What lines of the data hold the string "TypeScript"? Pull each one out.

(Extracted records)
++++++++++

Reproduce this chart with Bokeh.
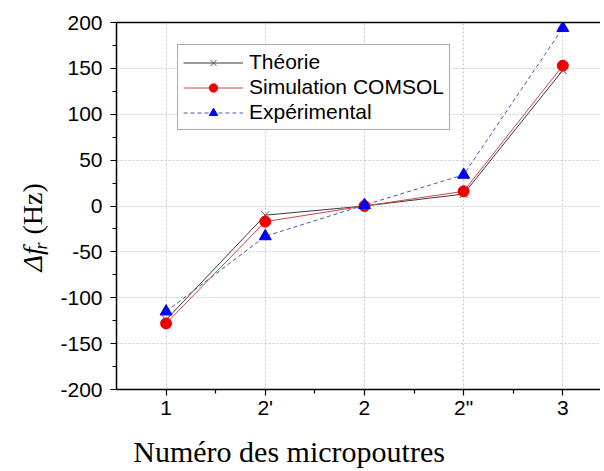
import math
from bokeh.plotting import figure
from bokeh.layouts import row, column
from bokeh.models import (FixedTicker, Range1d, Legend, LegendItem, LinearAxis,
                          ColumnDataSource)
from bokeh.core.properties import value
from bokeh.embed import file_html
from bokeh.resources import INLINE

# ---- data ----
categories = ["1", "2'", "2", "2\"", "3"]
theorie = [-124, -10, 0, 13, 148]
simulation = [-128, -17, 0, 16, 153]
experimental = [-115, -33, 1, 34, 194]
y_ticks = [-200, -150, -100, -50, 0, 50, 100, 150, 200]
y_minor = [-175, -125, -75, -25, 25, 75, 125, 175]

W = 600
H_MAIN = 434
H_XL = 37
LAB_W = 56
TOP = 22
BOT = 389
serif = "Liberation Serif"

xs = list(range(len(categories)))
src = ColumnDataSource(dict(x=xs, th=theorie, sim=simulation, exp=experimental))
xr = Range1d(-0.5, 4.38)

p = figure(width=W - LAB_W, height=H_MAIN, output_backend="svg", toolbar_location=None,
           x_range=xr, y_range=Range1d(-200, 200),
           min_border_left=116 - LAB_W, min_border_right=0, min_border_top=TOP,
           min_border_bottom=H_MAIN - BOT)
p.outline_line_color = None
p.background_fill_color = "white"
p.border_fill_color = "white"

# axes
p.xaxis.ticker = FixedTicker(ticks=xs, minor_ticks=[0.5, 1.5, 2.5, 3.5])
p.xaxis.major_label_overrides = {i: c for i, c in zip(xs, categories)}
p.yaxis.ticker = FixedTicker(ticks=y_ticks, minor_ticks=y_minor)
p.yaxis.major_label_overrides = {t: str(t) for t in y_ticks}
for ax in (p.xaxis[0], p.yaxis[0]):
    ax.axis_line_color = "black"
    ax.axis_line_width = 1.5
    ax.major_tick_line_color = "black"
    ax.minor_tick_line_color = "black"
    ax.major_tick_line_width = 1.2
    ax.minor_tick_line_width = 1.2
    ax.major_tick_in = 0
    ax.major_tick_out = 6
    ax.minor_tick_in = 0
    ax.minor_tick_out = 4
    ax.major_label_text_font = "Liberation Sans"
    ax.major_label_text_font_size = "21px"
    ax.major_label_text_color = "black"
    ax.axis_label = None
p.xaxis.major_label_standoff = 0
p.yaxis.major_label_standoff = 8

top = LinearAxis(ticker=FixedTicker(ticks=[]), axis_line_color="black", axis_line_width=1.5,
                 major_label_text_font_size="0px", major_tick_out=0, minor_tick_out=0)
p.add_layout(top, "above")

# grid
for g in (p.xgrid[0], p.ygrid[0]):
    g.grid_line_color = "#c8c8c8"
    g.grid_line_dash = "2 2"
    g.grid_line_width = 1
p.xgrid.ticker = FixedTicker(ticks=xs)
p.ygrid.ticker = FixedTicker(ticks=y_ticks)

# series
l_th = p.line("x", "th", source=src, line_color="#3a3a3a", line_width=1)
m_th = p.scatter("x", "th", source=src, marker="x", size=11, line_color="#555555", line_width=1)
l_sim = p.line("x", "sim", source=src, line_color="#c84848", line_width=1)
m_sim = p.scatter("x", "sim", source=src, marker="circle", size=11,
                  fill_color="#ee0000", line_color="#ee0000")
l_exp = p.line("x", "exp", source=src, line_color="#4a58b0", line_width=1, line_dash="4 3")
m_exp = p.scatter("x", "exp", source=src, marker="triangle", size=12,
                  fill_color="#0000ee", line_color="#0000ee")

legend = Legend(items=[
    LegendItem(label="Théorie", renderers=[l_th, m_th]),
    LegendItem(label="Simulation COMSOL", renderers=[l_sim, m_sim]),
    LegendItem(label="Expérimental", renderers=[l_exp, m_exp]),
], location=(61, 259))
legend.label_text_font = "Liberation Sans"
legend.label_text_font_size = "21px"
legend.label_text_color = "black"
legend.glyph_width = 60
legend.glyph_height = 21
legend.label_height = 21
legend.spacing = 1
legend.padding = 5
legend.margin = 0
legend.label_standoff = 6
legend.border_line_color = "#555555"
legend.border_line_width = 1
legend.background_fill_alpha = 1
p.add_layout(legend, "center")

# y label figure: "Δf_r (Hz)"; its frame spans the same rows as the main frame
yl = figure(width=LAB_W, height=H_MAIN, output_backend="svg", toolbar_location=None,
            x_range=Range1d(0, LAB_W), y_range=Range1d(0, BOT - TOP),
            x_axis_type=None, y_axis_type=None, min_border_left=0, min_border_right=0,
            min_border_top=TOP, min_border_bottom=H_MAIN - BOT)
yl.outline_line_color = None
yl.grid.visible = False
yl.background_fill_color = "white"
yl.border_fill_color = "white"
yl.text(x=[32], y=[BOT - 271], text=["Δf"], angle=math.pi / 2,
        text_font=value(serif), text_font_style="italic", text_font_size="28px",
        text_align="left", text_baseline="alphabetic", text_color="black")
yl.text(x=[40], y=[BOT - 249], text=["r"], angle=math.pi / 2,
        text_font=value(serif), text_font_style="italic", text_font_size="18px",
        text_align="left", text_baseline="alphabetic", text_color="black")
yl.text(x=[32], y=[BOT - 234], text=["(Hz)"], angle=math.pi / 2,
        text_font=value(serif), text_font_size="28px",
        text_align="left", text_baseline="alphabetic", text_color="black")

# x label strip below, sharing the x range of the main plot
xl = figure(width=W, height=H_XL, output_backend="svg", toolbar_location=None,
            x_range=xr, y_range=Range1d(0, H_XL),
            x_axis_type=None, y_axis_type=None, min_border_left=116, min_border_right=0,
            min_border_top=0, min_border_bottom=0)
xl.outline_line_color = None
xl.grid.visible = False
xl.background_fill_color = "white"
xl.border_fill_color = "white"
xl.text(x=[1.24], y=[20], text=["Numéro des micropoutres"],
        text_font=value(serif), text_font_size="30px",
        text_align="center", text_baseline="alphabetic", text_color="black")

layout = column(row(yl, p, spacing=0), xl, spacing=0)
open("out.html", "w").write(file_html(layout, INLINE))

++++++++++

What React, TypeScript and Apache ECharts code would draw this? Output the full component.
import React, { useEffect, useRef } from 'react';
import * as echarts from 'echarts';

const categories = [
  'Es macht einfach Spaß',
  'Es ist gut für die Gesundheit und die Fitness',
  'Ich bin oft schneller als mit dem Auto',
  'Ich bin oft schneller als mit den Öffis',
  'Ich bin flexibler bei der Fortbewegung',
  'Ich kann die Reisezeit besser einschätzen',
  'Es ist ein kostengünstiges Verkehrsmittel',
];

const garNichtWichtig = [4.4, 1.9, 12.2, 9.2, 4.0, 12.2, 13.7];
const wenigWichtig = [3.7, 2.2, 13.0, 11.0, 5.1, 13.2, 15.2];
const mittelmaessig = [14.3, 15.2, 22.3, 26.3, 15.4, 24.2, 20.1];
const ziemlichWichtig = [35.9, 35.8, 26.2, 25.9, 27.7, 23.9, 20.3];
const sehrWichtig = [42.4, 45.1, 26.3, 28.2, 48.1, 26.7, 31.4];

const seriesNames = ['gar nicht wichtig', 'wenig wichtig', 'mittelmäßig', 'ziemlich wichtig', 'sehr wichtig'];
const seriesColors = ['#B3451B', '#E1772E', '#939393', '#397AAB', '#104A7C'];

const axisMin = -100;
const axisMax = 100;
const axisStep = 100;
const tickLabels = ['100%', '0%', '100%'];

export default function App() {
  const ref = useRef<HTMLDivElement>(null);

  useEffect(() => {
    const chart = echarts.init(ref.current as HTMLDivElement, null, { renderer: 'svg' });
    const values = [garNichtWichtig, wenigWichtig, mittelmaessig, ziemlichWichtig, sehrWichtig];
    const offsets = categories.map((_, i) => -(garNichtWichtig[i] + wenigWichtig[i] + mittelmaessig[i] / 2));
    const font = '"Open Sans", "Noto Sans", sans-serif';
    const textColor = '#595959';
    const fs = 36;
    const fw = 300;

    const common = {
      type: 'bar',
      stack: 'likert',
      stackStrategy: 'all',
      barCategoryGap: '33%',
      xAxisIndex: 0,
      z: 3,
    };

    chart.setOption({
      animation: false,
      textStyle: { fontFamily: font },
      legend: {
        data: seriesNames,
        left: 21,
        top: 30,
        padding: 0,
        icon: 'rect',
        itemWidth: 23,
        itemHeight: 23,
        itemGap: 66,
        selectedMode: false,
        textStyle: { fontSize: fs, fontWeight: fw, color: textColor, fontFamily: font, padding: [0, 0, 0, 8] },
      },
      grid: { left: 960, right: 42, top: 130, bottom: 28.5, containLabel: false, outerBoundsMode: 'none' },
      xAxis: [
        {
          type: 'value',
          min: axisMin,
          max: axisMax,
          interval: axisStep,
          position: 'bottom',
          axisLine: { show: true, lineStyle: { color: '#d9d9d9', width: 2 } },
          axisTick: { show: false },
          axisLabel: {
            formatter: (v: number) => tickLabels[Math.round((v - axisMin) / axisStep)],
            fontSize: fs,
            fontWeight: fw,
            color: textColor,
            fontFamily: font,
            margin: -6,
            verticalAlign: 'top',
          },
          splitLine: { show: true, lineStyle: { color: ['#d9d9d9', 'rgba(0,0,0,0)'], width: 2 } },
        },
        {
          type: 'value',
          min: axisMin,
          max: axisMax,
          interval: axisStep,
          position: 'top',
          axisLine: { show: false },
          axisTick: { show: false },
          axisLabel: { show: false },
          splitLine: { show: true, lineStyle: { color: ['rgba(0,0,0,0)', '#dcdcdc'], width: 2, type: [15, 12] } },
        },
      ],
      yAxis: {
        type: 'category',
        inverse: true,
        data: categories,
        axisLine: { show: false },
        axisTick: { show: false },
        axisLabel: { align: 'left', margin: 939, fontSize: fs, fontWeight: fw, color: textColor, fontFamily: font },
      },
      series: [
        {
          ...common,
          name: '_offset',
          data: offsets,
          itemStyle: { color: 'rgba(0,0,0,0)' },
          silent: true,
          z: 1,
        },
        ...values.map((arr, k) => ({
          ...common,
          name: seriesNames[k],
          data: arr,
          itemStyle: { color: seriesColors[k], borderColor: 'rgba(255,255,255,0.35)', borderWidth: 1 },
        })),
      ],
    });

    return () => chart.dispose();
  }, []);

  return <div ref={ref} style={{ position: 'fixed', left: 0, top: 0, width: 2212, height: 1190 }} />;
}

++++++++++

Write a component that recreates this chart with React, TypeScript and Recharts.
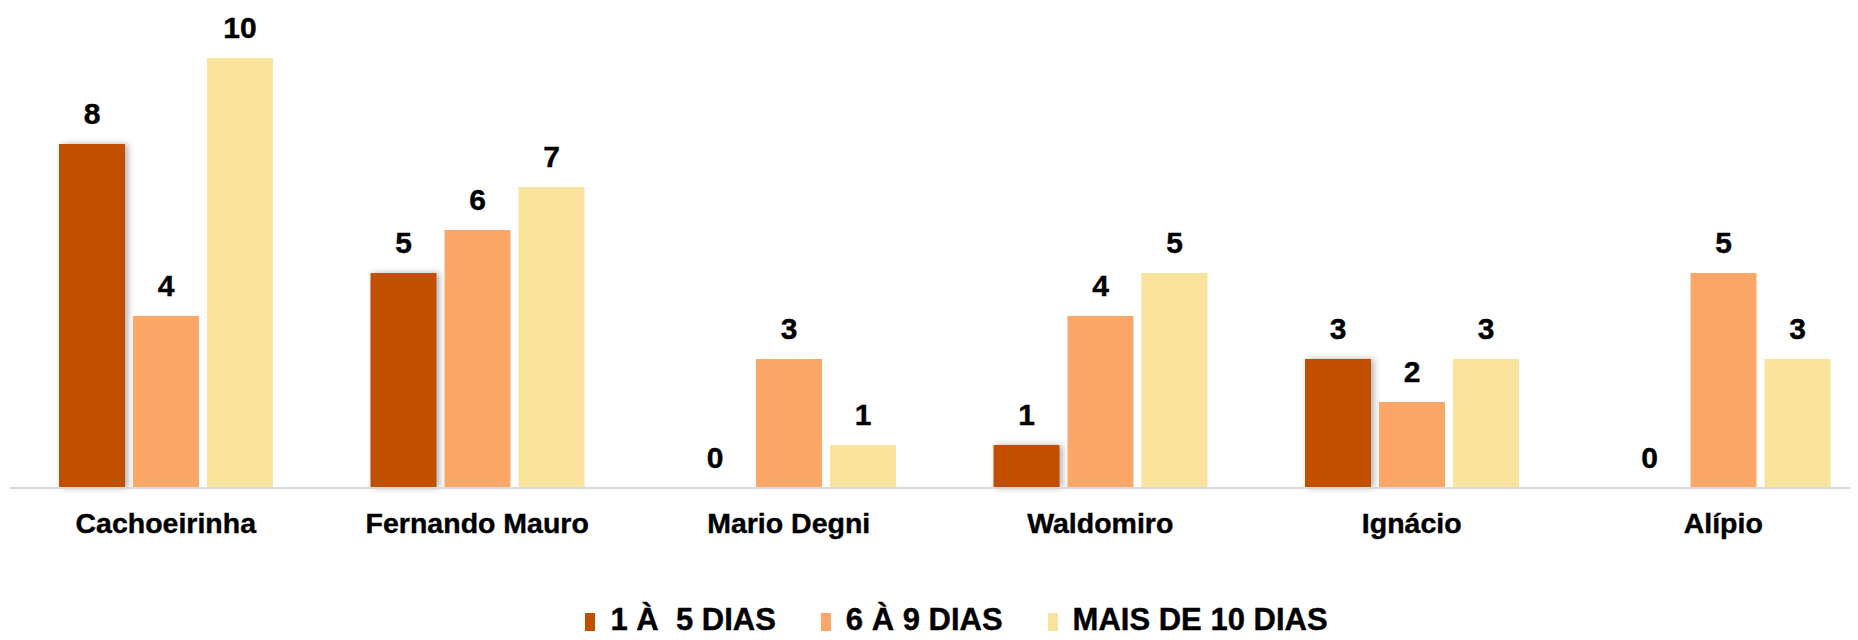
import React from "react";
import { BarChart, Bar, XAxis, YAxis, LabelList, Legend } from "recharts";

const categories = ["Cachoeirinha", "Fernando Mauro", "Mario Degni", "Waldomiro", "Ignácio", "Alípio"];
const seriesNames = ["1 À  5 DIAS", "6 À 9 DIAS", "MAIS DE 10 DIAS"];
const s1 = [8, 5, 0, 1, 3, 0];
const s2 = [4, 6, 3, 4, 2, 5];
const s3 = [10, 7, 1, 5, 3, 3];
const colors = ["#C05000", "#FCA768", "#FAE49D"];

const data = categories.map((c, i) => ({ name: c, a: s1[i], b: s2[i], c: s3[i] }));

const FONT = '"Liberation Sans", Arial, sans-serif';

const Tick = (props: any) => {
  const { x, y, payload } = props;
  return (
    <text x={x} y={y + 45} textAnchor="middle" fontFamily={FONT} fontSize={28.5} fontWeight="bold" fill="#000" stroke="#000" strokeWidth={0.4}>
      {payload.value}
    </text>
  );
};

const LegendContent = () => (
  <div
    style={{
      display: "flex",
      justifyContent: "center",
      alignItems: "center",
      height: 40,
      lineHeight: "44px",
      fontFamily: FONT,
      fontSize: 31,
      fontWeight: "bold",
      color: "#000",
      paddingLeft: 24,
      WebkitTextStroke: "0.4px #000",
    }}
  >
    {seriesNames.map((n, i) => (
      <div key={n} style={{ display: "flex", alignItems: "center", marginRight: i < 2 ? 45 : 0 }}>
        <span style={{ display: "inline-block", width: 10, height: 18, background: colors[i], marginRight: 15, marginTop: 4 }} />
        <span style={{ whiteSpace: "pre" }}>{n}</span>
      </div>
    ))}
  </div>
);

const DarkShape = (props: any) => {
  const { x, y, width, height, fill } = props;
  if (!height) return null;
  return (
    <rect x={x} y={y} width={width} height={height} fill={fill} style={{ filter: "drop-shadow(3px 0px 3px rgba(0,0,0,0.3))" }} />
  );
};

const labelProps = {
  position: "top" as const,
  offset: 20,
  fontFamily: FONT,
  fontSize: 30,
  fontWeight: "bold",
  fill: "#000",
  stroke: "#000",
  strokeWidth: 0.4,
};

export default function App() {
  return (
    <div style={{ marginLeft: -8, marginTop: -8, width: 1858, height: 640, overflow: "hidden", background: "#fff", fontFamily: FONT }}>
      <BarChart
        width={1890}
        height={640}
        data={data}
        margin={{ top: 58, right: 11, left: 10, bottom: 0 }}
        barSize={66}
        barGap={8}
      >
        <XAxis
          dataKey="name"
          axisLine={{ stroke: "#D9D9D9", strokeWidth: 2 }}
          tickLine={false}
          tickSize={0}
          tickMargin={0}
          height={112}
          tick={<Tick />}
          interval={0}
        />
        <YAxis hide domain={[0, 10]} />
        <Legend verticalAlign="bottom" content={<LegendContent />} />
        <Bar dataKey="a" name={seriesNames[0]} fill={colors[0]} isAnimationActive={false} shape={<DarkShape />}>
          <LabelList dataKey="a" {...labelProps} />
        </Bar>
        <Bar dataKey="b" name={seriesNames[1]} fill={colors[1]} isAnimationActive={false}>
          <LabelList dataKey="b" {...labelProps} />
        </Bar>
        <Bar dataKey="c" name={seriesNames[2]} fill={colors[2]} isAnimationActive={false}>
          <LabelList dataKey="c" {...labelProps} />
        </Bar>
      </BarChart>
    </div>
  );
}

++++++++++

• EXPECTED ANSWER
What React, TypeScript and Apache ECharts code would draw this? Output the full component.
Write a component that recreates this chart with React, TypeScript and Recharts.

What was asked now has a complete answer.